5 Ways to Ensure User Adoption

5 Ways to Ensure User Adoption

For a number of years, it’s been my counterintuitive contention that folks over the age of 50 are actually MORE flexible than their millennial counterparts. Since the AARP generation has had more experience with living through the ebbs and flows of change in business, it’s likely that they will grudgingly agree to adopt tools and systems that, while kludgy and occasionally requiring workarounds, eventually accomplish the task.

MilennialsThe millennial generation has grown up with choices. They can access their work from anywhere, and the proliferation of API’s allow them to use virtually any application to accomplish it. They will try almost anything, and have little loyalty to big-name brands like Microsoft or even Apple. If there is a better mousetrap, they’ll find it!

As a growing company with a younger, more technologically sophisticated workforce, we have been talking about upgrading some of our core systems.  Our baby-boomer management team generally values function over form. They don’t like ugly software, but since change is painful, they’ll live with it if it works.  Our younger staff generally value both function and form – wanting to accomplish their most important goals in a user-friendly customized environment made available everywhere on any device. They value simplicity and user experience more than feature-rich but complicated software.
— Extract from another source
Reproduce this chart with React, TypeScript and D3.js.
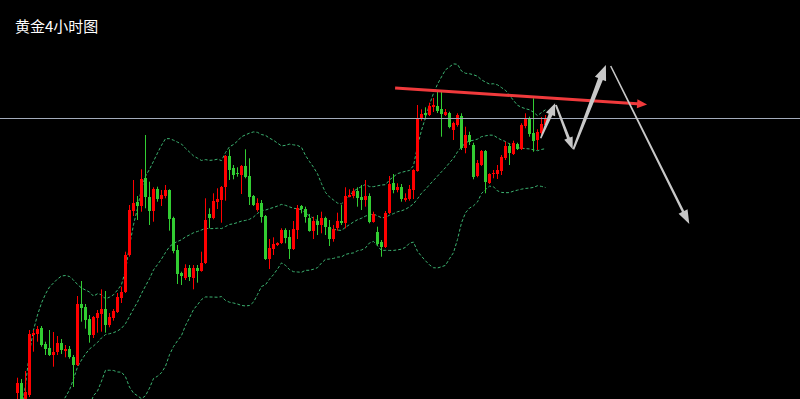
import React, { useEffect, useRef } from 'react';
import * as d3 from 'd3';

const title = '黄金4小时图';

// 4h candles, oldest first
const opens = [
  2307, 2317.3, 2299, 2305, 2365, 2366.3, 2372, 2356, 2352, 2345, 2348, 2356.7, 2349.3, 2351, 2343.3, 2335.3, 2396, 2392.7, 2381, 2365,
  2382.3, 2386, 2391.3, 2375, 2381.7, 2388.3, 2402.3, 2408, 2445, 2488.3, 2498.3, 2494, 2521.7, 2503.3, 2489.3, 2510.7, 2501, 2504, 2510, 2482.3,
  2450, 2426.7, 2422.3, 2432.3, 2422.3, 2432.3, 2429.3, 2436.7, 2486, 2481.7, 2498.3, 2500, 2513.3, 2544, 2531.7, 2526.7, 2525, 2534, 2524, 2504,
  2490, 2497.3, 2484, 2441, 2451, 2455, 2456.7, 2470, 2462.7, 2451, 2470, 2494, 2491, 2482.3, 2469.3, 2479.3, 2475, 2481.7, 2473.3, 2461,
  2471.7, 2479, 2476.7, 2503.3, 2504, 2509, 2503.3, 2500, 2504, 2477.7, 2468.3, 2458.3, 2453, 2486.7, 2516.7, 2510, 2512.7, 2500.7, 2500.7, 2510,
  2529.3, 2580.7, 2587, 2585, 2592.5, 2594, 2590.7, 2585.7, 2587.3, 2569.3, 2575, 2584, 2551.7, 2565, 2555, 2523.3, 2535, 2549.3, 2517.3, 2525.7,
  2526, 2529, 2541.7, 2554, 2546.7, 2556, 2551, 2573.3, 2581.7, 2567.3, 2559.5, 2567, 2575
];
const highs = [
  2322.3, 2321, 2329, 2370, 2370, 2374, 2374, 2358.3, 2370, 2368, 2364, 2361, 2355, 2354, 2345, 2404, 2419, 2396, 2385, 2384,
  2390, 2410.7, 2409, 2387, 2391, 2407, 2413.3, 2448.3, 2495, 2520, 2504, 2530.7, 2565, 2518.3, 2512.7, 2513.3, 2510, 2515, 2510.7, 2483.3,
  2455, 2428.3, 2435.7, 2435, 2435, 2435, 2448.3, 2501.7, 2491.7, 2506.7, 2511.7, 2514, 2545, 2550.7, 2535, 2532.7, 2535, 2550.7, 2541.7, 2505,
  2501.7, 2500, 2485, 2461, 2462.7, 2457.7, 2471.7, 2471.7, 2470, 2479, 2495, 2495, 2493.3, 2486, 2483.3, 2485, 2488.3, 2483.3, 2480, 2475,
  2487.3, 2495, 2512.7, 2510.7, 2511.7, 2512.7, 2515, 2520, 2506.7, 2488.3, 2473.3, 2460, 2489, 2524, 2526, 2516.7, 2516, 2506.7, 2515, 2530.7,
  2595, 2590.7, 2592.7, 2597.3, 2602, 2608.3, 2608.3, 2591, 2588.3, 2578.3, 2586.7, 2586.7, 2573.3, 2568.3, 2557.3, 2540, 2550, 2550, 2526.7, 2530,
  2535, 2545, 2558.3, 2556.7, 2559.3, 2557.3, 2576.7, 2586.7, 2583.3, 2601.7, 2570.7, 2583, 2585
];
const lows = [
  2298, 2295, 2296, 2303, 2348.3, 2358.3, 2353.3, 2345, 2344, 2333.3, 2345, 2346, 2342.7, 2341.3, 2313, 2334, 2378.3, 2371.3, 2357.3, 2362,
  2367.3, 2368.3, 2367.3, 2372.7, 2379.3, 2387, 2397, 2407, 2443.3, 2484, 2480, 2488.3, 2491.7, 2475, 2478.3, 2498.3, 2494, 2501.7, 2469.3, 2446.7,
  2416, 2415, 2420, 2419, 2410.7, 2417.3, 2428.3, 2436, 2471.7, 2480.7, 2491, 2477.3, 2499.3, 2520, 2520.7, 2523.3, 2506, 2521.7, 2495, 2494,
  2488.3, 2477.3, 2440, 2431, 2445, 2454, 2456, 2456.7, 2441, 2450, 2461, 2486.7, 2477.3, 2468.3, 2461, 2465, 2466.7, 2465, 2454, 2458.3,
  2469.3, 2475, 2471.7, 2502.7, 2501.7, 2493.3, 2490, 2493.3, 2476.7, 2477.3, 2454, 2443.3, 2452, 2486, 2506.7, 2507.7, 2498.3, 2498.3, 2499.3, 2501,
  2528.3, 2579.3, 2580.7, 2584, 2588, 2587, 2563.3, 2584, 2571.7, 2560, 2573.3, 2550, 2546.7, 2555, 2520.7, 2522.7, 2534, 2506.7, 2516, 2521.7,
  2521, 2525, 2540, 2535, 2545, 2550, 2550, 2571.7, 2563.3, 2548.3, 2550, 2565, 2573
];
const closes = [
  2317, 2301, 2308, 2366, 2367.3, 2371, 2355, 2351, 2345, 2348, 2356.7, 2350, 2351, 2343.3, 2335.3, 2396, 2392.3, 2379.3, 2365, 2383.3,
  2387.3, 2390.7, 2375, 2383.3, 2389, 2403.3, 2408.3, 2445, 2490, 2496.7, 2494, 2521, 2502.3, 2489.3, 2511, 2501, 2505, 2510, 2481, 2449,
  2426, 2424, 2432.3, 2423.3, 2432.3, 2429.3, 2437.3, 2480, 2481.7, 2499, 2501, 2513.3, 2544, 2530, 2525, 2525.7, 2534, 2523.3, 2503.3, 2495,
  2496.7, 2483.3, 2441, 2452.3, 2456, 2457, 2470, 2461.7, 2451, 2471, 2492.3, 2491, 2482.7, 2469.3, 2479.3, 2475, 2481.7, 2472.7, 2461, 2471,
  2479, 2476.7, 2504, 2505, 2509, 2501.7, 2500, 2504, 2477.7, 2486, 2456.7, 2453, 2487.3, 2516, 2510, 2512.7, 2500.7, 2502.3, 2510.7, 2530,
  2582, 2586, 2585, 2594, 2595, 2589, 2586, 2588.3, 2573.3, 2576.7, 2585, 2551.7, 2565, 2558.3, 2522.7, 2536.7, 2549.3, 2518.3, 2526, 2526.7,
  2530, 2543.3, 2554, 2546.7, 2557.3, 2551, 2575, 2581.7, 2566, 2559.3, 2567.5, 2576, 2581.5
];

// Bollinger values for the first candles (their history is off the chart)
const upperHead = [2270, 2290, 2315, 2348, 2370, 2385, 2397, 2406, 2413, 2417, 2421, 2424, 2424.5, 2423.5, 2420, 2415.5, 2412, 2410, 2408];
const middleHead = [2275, 2277, 2279, 2281, 2283, 2285, 2287, 2289, 2291, 2293, 2295, 2297, 2303, 2310, 2321, 2333, 2340, 2346, 2351];
const lowerHead = [2220, 2224, 2228, 2232, 2236, 2240, 2244, 2248, 2252, 2256, 2260, 2264, 2268, 2272, 2276, 2280, 2284, 2288, 2294];
const bandPeriod = 20;
const bandDev = 2;

// annotations: [candle index, price]
const levelPrice = 2581.5;
const trendLine = [[94.4, 2612.1], [157.4, 2595.5]];
const forecast = [
  [[130.8, 2561.7], [134.4, 2596.7]],
  [[134.6, 2595], [138.8, 2550.7]],
  [[138.95, 2550.7], [147.1, 2635]],
  [[148.3, 2634], [167.95, 2476]]
];
const forecastStyle = [
  { w0: 1.5, w1: 4, len: 12, half: 5 },
  { w0: 2, w1: 3, len: 12, half: 4.5 },
  { w0: 2, w1: 5, len: 15, half: 6 },
  { w0: 1.5, w1: 2.5, len: 14, half: 5 }
];

function arrowPoints(p0, p1, w0, w1, len, half) {
  const dx = p1[0] - p0[0], dy = p1[1] - p0[1];
  const d = Math.hypot(dx, dy);
  const ux = dx / d, uy = dy / d;
  const nx = -uy, ny = ux;
  const bx = p1[0] - ux * len, by = p1[1] - uy * len;
  const pts = [
    [p0[0] + nx * w0 / 2, p0[1] + ny * w0 / 2],
    [bx + nx * w1 / 2, by + ny * w1 / 2],
    [bx + nx * half, by + ny * half],
    [p1[0], p1[1]],
    [bx - nx * half, by - ny * half],
    [bx - nx * w1 / 2, by - ny * w1 / 2],
    [p0[0] - nx * w0 / 2, p0[1] - ny * w0 / 2]
  ];
  return pts.map(p => p.join(',')).join(' ');
}

export default function App() {
  const ref = useRef(null);

  useEffect(() => {
    const width = 800, height = 399;
    const svg = d3.select(ref.current);
    svg.selectAll('*').remove();

    const x = d3.scaleLinear().domain([0, 132]).range([17.5, 545.5]);
    const y = d3.scaleLinear().domain([2301, 2700]).range([height, 0]);

    svg.append('rect').attr('width', width).attr('height', height).attr('fill', '#000');

    const bands = closes.map((c, i) => {
      if (i < bandPeriod - 1) return { i, up: upperHead[i], mid: middleHead[i], low: lowerHead[i] };
      const win = closes.slice(i - bandPeriod + 1, i + 1);
      const mean = d3.mean(win);
      const sd = Math.sqrt(d3.mean(win, v => (v - mean) ** 2));
      return { i, up: mean + bandDev * sd, mid: mean, low: mean - bandDev * sd };
    });

    ['up', 'mid', 'low'].forEach(k => {
      const line = d3.line().x(d => x(d.i)).y(d => y(d[k]));
      svg.append('path')
        .attr('d', line(bands))
        .attr('fill', 'none')
        .attr('stroke', '#3cb371')
        .attr('stroke-width', 1)
        .attr('stroke-dasharray', '3,2');
    });

    const candles = svg.append('g').selectAll('g').data(closes).enter().append('g');
    candles.append('line')
      .attr('x1', (d, i) => x(i)).attr('x2', (d, i) => x(i))
      .attr('y1', (d, i) => y(highs[i])).attr('y2', (d, i) => y(lows[i]))
      .attr('stroke', (d, i) => d >= opens[i] ? '#ff0000' : '#32cd32')
      .attr('stroke-width', 1);
    candles.append('rect')
      .attr('x', (d, i) => x(i) - 1.5)
      .attr('width', 3)
      .attr('y', (d, i) => Math.round(y(Math.max(d, opens[i]))))
      .attr('height', (d, i) => Math.max(1, Math.round(Math.abs(y(d) - y(opens[i])))))
      .attr('fill', (d, i) => d >= opens[i] ? '#ff0000' : '#32cd32');

    svg.append('line')
      .attr('x1', 0).attr('x2', width)
      .attr('y1', y(levelPrice)).attr('y2', y(levelPrice))
      .attr('stroke', '#a3abbb')
      .attr('stroke-width', 1);

    // red resistance line
    const t0 = [x(trendLine[0][0]), y(trendLine[0][1])];
    const t1 = [x(trendLine[1][0]), y(trendLine[1][1])];
    svg.append('polygon')
      .attr('points', arrowPoints(t0, t1, 3, 3, 10, 4.5))
      .attr('fill', '#f03a3c');

    // projected path
    forecast.forEach((seg, k) => {
      const s = forecastStyle[k];
      const p0 = [x(seg[0][0]), y(seg[0][1])];
      const p1 = [x(seg[1][0]), y(seg[1][1])];
      svg.append('polygon')
        .attr('points', arrowPoints(p0, p1, s.w0, s.w1, s.len, s.half))
        .attr('fill', '#c8c8c8');
    });

    svg.append('text')
      .attr('x', 15)
      .attr('y', 32)
      .attr('fill', '#fff')
      .attr('font-size', 15)
      .attr('font-family', '"Noto Sans CJK SC", "Noto Sans", sans-serif')
      .text(title);
  }, []);

  return (
    <svg ref={ref} width={800} height={399}
      style={{ position: 'fixed', left: 0, top: 0, display: 'block' }} />
  );
}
So You Want to Ensure User Adoption?

Ask Questions About Workflow
  • What are the users responsible to deliver?
  • To whom is it delivered?
  • How is it delivered?
  • What are the security requirements?
  • What are the inputs to their process?
Watch Them Work
  • After you’ve asked them about their work, ask to watch them interact in the way they’ve described. It’s been my experience that people will tell you one thing, then do another. Not because they’re lying, but because they don’t actually think about how they do their work, and they often employ time-consuming workarounds they can’t even describe. Watching them work will give you a much better idea of their actual needs.
Find Representative Stakeholders and Engage Them
  • We all know people who have the respect of their peers. Everyone knows they are productive, and engaging them in the process will make the others on the team feel adequately represented in the process. If they say, “We have a great solution!”, others will be inclined to believe them.  Find those folks and get them talking – make them owners and others will follow!
Ask Questions About Personal Preferences
  • Where do they do most of their work? Desktop? Laptop? Mobile?
  • What applications do they use in their personal life?
  • What personal applications could they see making them more effective in their work?
  • Do they currently use consumer-grade solutions at work?
  • I once heard a communications expert tell a group of public speakers to “tell ‘em what you’re gonna tell ‘em, tell ‘em, then tell ‘em what you told ‘em!” The same works for user adoption. Your users need to know what’s happening at each step in the process. They need to know the “why’s” behind the change, the need to be engaged in the process as it’s moving along, then they need to be trained and be given the opportunity for feedback. Communication may be the most important part in the user adoption process.

Designing a solution for the next generation of users is obviously a complicated task, but if you gather the right information and employ a user-centric process your chances of success go up dramatically. While it’s true that user adoption is more art than science, getting your younger tech savvy users involved in the process will help ensure a good outcome for both your business and IT leaders.